“While it’s early days, our recent conversations with investors have focused heavily on whether [virtual pay-TV service providers] will be incremental vs cannibalistic, and we’ve been arguing incremental,” RBC Capital Markets analyst Steven Cahall wrote in a note to clients Friday. “This potentially sets up Q4 results for interesting subscriber commentary.”
Since AT&T launched DirecTV Now on Nov. 30, the service has been plagued with technical glitches and outages, including one that lasted several hours last Friday, angering customers of the fledgling over-the-top offering. The company has refused to grant refunds to subscribers unhappy with DirecTV Now, TechCrunch reported this week.
DirecTV Now — which AT&T execs had promised would shake up the pay-TV industry with breakthrough pricing — starts at $35 monthly for a bundle of 64 channels (plus local stations where available), ranging up to a package with up to 130 channels for $70 per month. Local channels on DirecTV Now are available only in select markets from ABC, NBC, Fox and Telemundo, where the broadcasters have owned-and-operated stations. AT&T currently does not have a deal with CBS for DirecTV Now.
Also in the filing Friday, AT&T disclosed that for Q4 it plans to record a $1 billion charge related to pension and postemployment benefit plans.

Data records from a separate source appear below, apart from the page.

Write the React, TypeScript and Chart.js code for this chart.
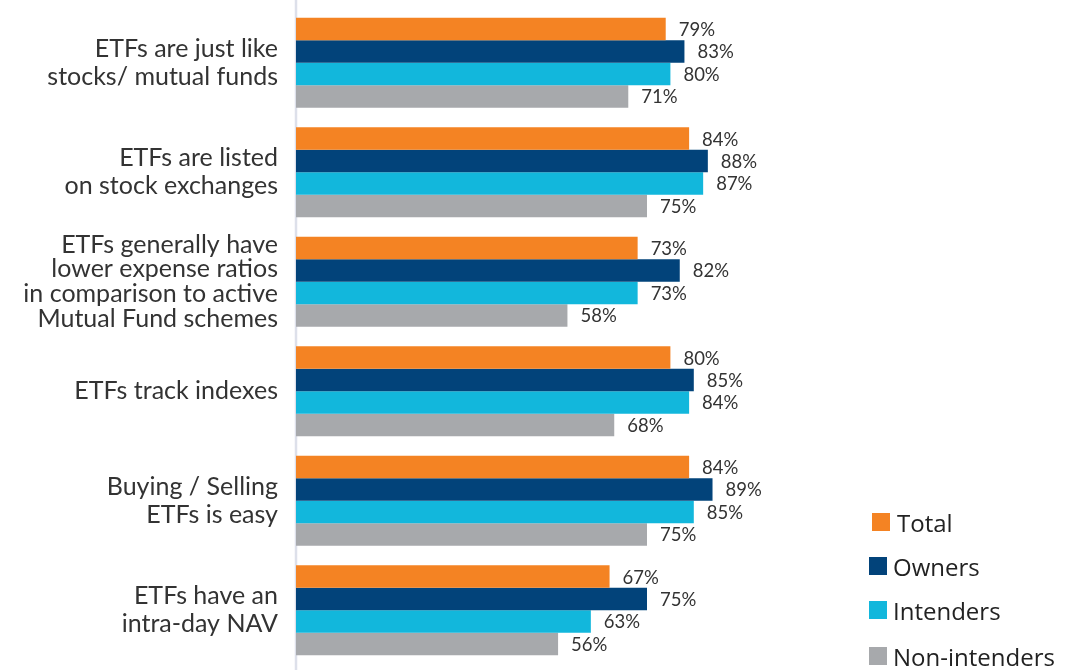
import React, { useEffect, useRef } from "react";
import { Chart, registerables } from "chart.js";

Chart.register(...registerables);

const categories: string[][] = [
  ["ETFs are just like", "stocks/ mutual funds"],
  ["ETFs are listed", "on stock exchanges"],
  ["ETFs generally have", "lower expense ratios", "in comparison to active", "Mutual Fund schemes"],
  ["ETFs track indexes"],
  ["Buying / Selling", "ETFs is easy"],
  ["ETFs have an", "intra-day NAV"],
];

const seriesNames = ["Total", "Owners", "Intenders", "Non-intenders"];
const totalValues = [79, 84, 73, 80, 84, 67];
const ownersValues = [83, 88, 82, 85, 89, 75];
const intendersValues = [80, 87, 73, 84, 85, 63];
const nonIntendersValues = [71, 75, 58, 68, 75, 56];
const seriesColors = ["#F48323", "#02437A", "#12B7DC", "#A7A9AC"];

const valueLabelPlugin = {
  id: "valueLabels",
  beforeDatasetsDraw(chart: any) {
    const ctx = chart.ctx;
    const x = chart.chartArea.left;
    ctx.save();
    ctx.strokeStyle = "#DDE0EA";
    ctx.lineWidth = 2.5;
    ctx.beginPath();
    ctx.moveTo(x, 0);
    ctx.lineTo(x, chart.height);
    ctx.stroke();
    ctx.restore();
  },
  afterDatasetsDraw(chart: any) {
    const ctx = chart.ctx;
    ctx.save();
    ctx.font = "18.5px Lato";
    ctx.fillStyle = "#333333";
    ctx.textAlign = "left";
    ctx.textBaseline = "middle";
    chart.data.datasets.forEach((ds: any, di: number) => {
      const meta = chart.getDatasetMeta(di);
      meta.data.forEach((el: any, i: number) => {
        ctx.fillText(ds.data[i] + "%", el.x + 13, el.y + 1);
      });
    });
    ctx.restore();
  },
};

export default function App() {
  const ref = useRef<HTMLCanvasElement | null>(null);
  useEffect(() => {
    if (!ref.current) return;
    const chart = new Chart(ref.current, {
      type: "bar",
      data: {
        labels: categories,
        datasets: [totalValues, ownersValues, intendersValues, nonIntendersValues].map((d, i) => ({
          label: seriesNames[i],
          data: d,
          backgroundColor: seriesColors[i],
          borderWidth: 0,
          categoryPercentage: 0.82,
          barPercentage: 1,
        })),
      },
      options: {
        indexAxis: "y",
        animation: false,
        responsive: false,
        layout: { padding: { left: 0, right: 314, top: 8, bottom: 5 } },
        plugins: { legend: { display: false }, tooltip: { enabled: false } },
        scales: {
          x: { display: false, min: 0, max: 100 },
          y: {
            afterFit(scale: any) {
              scale.width = 296;
              scale.paddingTop = 0;
              scale.paddingBottom = 0;
            },
            grid: { display: false, drawTicks: false },
            border: { display: false },
            ticks: {
              padding: 18,
              color: "#333333",
              font: (c: any) => ({ family: "Lato", size: 25, lineHeight: c.index === 2 ? 0.99 : 1.13 }),
            },
          },
        },
      },
      plugins: [valueLabelPlugin],
    } as any);
    return () => chart.destroy();
  }, []);

  const legendTops = [513, 557, 601, 647];
  return (
    <div style={{ position: "absolute", left: 0, top: 0, width: 1078, height: 670, background: "#fff" }}>
      <canvas ref={ref} width={1078} height={670} style={{ display: "block" }} />
      {seriesNames.map((name, i) => (
        <div
          key={name}
          style={{
            position: "absolute",
            left: i === 0 ? 872 : 869,
            top: legendTops[i] - 5,
            display: "flex",
            alignItems: "center",
            height: 28,
            fontFamily: "'Open Sans'",
            fontSize: 24,
            color: "#222",
            whiteSpace: "nowrap",
          }}
        >
          <span style={{ display: "inline-block", width: 18, height: 18, background: seriesColors[i], marginRight: i === 0 ? 7 : 6 }} />
          <span>{name}</span>
        </div>
      ))}
    </div>
  );
}
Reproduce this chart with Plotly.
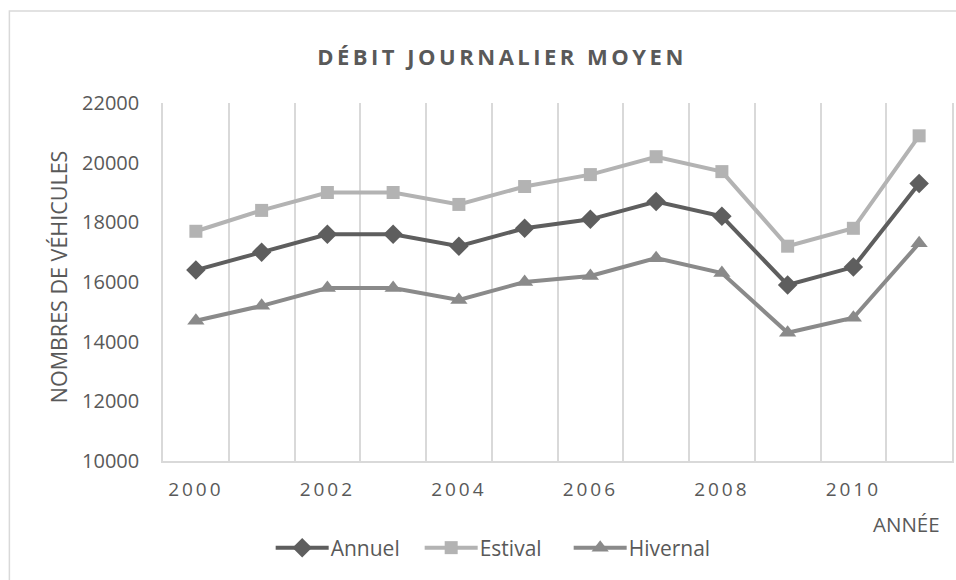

In addition, AT&T said that in Q4 it added more than 900,000 branded net domestic wireless subscribers (roughly 500,000 postpaid and 400,000 prepaid). During the quarter, about 700,000 2G subscribers deactivated their accounts. As of Dec. 31, 2016, AT&T had 2.3 million remaining total 2G subscribers and non-voice phone connections. “We have discontinued service on virtually all of our 2G cell sites,” the telco said.